Required work => Write again exactly the lines in the listing below, starting at the line with "Reproduce this chart with matplotlib." and ending at the line with "calibri quite dark", both included. Pictures are not copied.

-- -- --

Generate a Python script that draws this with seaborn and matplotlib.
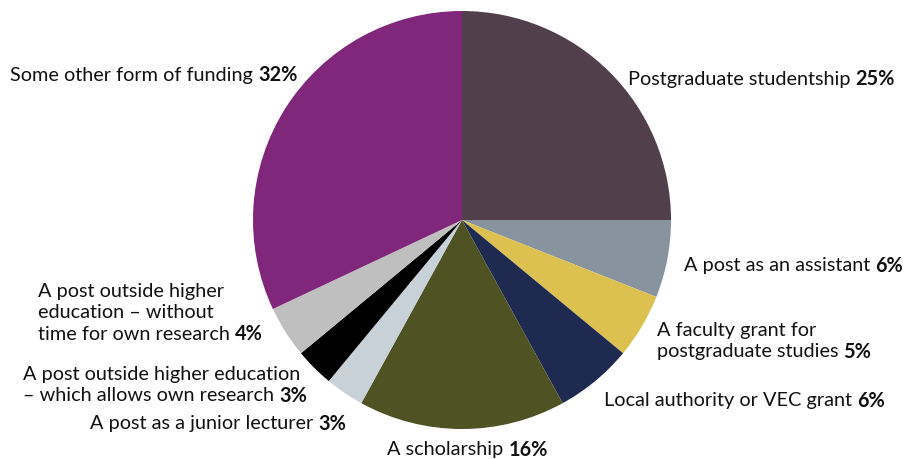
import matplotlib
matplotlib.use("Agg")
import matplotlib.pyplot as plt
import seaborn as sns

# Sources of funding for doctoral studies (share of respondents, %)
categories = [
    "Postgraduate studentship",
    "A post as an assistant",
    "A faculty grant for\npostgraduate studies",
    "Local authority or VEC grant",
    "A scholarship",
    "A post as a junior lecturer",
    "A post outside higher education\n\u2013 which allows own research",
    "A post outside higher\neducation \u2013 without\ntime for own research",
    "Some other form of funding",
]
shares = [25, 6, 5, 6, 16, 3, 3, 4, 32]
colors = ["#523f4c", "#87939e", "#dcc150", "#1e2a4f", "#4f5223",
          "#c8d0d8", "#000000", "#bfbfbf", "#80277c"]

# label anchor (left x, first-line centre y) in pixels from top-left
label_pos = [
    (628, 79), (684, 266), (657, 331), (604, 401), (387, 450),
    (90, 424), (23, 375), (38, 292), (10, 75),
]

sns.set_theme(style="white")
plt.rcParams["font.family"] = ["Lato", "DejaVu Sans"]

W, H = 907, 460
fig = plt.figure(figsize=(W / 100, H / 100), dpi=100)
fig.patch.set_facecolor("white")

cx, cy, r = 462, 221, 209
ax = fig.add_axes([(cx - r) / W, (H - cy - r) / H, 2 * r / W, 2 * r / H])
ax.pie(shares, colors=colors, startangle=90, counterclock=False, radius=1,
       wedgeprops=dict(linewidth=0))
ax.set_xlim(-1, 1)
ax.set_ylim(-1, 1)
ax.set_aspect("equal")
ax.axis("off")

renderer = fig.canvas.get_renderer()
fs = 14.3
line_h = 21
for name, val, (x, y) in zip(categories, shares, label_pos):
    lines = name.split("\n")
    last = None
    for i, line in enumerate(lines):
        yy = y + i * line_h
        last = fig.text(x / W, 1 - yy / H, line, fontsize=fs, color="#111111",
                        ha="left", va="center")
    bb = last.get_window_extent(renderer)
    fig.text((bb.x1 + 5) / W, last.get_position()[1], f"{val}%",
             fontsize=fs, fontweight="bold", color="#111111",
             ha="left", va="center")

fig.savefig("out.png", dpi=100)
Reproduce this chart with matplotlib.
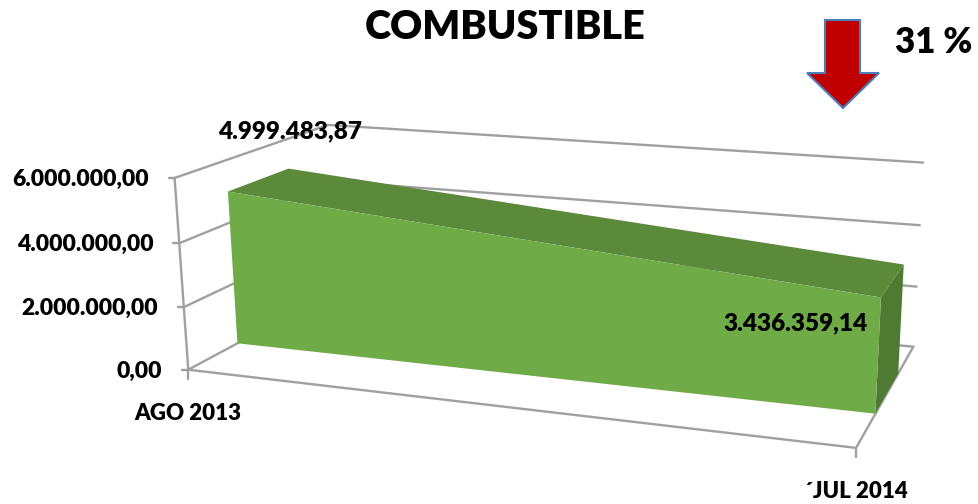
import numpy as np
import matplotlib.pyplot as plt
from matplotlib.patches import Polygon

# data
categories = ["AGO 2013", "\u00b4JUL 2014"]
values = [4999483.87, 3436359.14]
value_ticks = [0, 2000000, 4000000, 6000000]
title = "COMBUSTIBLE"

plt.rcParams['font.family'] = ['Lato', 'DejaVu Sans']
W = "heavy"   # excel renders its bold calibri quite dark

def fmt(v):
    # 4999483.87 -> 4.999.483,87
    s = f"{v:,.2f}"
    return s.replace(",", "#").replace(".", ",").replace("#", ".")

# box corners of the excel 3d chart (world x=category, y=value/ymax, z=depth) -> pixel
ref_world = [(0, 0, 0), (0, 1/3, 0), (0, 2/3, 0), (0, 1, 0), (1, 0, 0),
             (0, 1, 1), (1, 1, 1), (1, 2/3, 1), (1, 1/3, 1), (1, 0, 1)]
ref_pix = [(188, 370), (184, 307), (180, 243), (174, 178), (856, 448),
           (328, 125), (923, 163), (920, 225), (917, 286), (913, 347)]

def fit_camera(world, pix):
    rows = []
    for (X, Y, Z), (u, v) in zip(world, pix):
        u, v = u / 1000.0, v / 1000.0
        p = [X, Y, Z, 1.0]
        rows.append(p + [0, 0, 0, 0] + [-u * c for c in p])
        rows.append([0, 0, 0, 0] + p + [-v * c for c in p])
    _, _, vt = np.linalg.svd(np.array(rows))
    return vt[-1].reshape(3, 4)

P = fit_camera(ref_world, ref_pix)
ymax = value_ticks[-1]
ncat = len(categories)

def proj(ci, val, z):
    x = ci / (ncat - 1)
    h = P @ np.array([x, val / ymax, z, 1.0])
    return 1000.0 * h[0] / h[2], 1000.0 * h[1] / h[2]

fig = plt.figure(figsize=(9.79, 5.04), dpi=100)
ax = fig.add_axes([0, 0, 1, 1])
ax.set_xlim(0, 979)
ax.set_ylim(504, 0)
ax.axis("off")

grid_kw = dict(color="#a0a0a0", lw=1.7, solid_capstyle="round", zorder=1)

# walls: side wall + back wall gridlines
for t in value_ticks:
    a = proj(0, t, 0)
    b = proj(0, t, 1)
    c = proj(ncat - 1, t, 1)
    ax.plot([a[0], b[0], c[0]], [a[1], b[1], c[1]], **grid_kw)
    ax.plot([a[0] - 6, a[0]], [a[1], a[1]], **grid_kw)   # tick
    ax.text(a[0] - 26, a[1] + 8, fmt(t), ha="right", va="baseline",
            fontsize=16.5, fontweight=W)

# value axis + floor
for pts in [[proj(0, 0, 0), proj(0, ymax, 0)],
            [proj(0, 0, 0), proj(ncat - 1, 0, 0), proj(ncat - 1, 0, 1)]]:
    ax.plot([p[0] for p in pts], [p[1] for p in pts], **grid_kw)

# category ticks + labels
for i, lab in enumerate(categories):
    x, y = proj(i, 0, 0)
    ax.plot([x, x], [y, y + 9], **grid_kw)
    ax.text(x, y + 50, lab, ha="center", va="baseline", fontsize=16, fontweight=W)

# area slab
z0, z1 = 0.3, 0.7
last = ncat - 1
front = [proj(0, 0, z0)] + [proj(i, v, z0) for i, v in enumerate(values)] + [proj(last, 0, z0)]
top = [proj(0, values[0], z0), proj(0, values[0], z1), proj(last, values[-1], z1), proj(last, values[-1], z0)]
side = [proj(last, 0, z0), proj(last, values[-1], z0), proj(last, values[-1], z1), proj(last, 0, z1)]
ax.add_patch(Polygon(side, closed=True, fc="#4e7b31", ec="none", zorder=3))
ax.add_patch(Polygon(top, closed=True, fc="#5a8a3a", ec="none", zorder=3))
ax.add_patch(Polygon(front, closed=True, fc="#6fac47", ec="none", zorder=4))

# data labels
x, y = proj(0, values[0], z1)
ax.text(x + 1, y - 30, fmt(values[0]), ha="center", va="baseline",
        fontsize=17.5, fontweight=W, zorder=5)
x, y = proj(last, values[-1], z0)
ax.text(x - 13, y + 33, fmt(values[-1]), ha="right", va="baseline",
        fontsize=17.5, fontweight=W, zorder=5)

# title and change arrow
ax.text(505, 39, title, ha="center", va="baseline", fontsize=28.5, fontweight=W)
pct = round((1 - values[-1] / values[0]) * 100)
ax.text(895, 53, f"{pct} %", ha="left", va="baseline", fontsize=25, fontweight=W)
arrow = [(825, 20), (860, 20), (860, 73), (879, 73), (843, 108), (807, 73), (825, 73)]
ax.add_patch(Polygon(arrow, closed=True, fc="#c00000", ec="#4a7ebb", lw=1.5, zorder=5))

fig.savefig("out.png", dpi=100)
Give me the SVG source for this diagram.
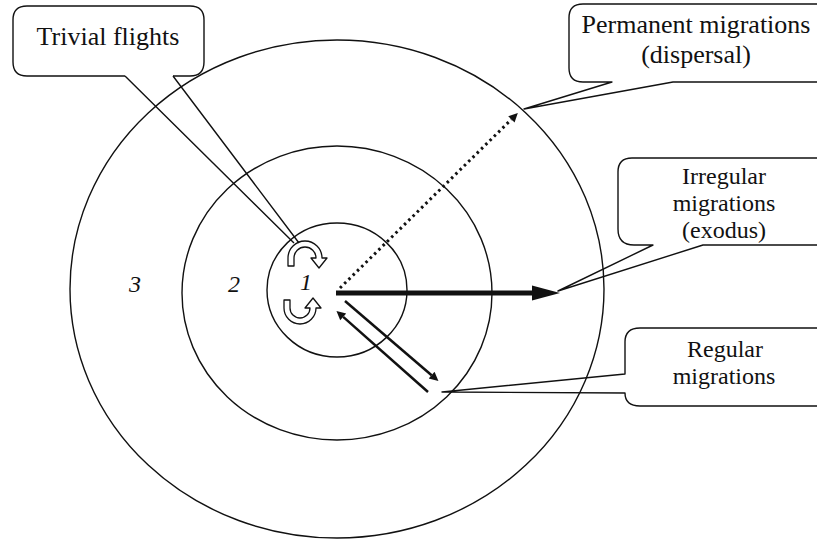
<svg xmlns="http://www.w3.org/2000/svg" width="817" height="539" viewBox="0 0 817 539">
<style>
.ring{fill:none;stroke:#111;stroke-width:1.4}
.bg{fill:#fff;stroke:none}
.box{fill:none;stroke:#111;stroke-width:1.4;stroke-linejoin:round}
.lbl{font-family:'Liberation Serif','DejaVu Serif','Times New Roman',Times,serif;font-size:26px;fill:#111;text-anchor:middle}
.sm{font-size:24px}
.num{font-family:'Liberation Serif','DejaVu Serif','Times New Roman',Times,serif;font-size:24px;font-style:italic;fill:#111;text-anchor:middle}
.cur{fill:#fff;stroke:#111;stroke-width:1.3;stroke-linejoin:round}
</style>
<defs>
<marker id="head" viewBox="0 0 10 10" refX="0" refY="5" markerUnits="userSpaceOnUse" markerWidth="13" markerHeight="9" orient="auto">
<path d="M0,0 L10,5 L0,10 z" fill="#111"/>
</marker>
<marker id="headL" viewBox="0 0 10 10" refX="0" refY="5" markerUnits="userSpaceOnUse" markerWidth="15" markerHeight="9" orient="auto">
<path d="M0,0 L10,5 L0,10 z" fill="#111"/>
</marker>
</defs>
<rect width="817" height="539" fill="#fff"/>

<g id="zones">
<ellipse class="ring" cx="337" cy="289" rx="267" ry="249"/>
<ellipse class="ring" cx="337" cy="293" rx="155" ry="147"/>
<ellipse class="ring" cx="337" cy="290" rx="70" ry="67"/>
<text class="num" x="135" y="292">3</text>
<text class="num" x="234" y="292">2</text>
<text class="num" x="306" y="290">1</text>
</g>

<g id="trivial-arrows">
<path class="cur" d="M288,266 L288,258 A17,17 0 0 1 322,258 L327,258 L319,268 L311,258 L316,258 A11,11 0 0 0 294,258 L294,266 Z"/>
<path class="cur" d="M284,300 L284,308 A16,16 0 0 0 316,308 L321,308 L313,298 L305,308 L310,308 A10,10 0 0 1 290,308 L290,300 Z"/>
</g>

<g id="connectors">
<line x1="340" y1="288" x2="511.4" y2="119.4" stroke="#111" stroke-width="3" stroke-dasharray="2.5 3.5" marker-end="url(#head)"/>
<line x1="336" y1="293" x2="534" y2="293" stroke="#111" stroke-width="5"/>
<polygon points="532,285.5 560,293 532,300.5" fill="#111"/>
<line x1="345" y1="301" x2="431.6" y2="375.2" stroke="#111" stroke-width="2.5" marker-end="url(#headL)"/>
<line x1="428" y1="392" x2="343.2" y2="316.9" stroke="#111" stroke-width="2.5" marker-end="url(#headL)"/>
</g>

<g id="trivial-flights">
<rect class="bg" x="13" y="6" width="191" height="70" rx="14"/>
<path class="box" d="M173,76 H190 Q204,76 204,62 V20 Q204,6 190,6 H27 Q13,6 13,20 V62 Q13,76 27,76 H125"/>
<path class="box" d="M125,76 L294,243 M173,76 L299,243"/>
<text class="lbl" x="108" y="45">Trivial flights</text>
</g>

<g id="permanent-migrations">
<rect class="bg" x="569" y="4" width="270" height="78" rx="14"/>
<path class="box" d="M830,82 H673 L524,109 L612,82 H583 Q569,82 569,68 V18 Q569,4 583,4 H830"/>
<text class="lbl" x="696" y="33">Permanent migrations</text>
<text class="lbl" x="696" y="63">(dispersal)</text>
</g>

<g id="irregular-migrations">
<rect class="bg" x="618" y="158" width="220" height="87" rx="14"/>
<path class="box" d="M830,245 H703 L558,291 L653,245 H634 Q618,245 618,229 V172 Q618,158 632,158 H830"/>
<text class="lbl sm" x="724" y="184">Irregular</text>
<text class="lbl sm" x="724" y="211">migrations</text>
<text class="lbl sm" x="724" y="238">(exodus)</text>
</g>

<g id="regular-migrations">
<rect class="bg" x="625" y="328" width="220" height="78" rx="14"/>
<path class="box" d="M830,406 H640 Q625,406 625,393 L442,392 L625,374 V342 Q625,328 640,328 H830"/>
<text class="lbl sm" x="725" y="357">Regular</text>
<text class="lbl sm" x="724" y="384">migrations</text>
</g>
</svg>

-- -- --

Correct response =>
Reproduce this chart with matplotlib.
import numpy as np
import matplotlib.pyplot as plt
from matplotlib.patches import Polygon

# data
categories = ["AGO 2013", "\u00b4JUL 2014"]
values = [4999483.87, 3436359.14]
value_ticks = [0, 2000000, 4000000, 6000000]
title = "COMBUSTIBLE"

plt.rcParams['font.family'] = ['Lato', 'DejaVu Sans']
W = "heavy"   # excel renders its bold calibri quite dark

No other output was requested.